Chiang Tzu-ying

Personal information
- Full name: Chiang Tzu-ying
- National team: Chinese Taipei
- Born: 15 September 1984 (age 41) Taipei, Taiwan
- Height: 1.67 m (5 ft 6 in)
- Weight: 51 kg (112 lb)

Sport
- Sport: Swimming
- Strokes: Freestyle

Medal record
Representing Chinese Taipei
Asian Games
| Bronze medal – third place | 1998 Bangkok | 4x100m freestyle relay |
| Bronze medal – third place | 1998 Bangkok | 4x200m freestyle relay |

= Chiang Tzu-ying =

Taiwanese swimmer (born 1984)

Chiang Tzu-ying (江 姿穎 (Jiāng Zīyǐng); born September 15, 1984) is a Taiwanese former swimmer, who specialized in sprint freestyle events.

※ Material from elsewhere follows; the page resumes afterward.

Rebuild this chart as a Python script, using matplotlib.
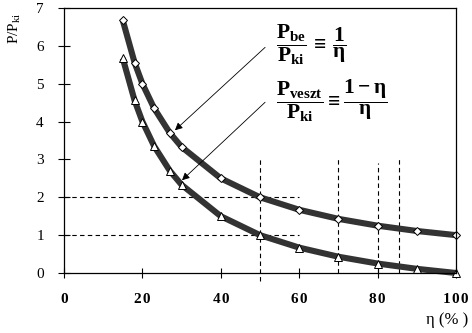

Chiang competed for Chinese Taipei in the women's 50 m freestyle, as a 15-year-old, at the 2000 Summer Olympics in Sydney. She achieved a FINA B-cut of 27.03 from the National University Games in Taipei. She challenged seven other swimmers in heat five, including teenagers Marijana Šurković of Croatia and Jūratė Ladavičiūtė of Lithuania. She scorched the field by more than half a second (0.50) to power home with a leading finish in a sterling time of 26.84, sufficiently enough for her personal best. Chiang failed to advance into the semifinals, as she placed fortieth overall out of 74 swimmers in the prelims.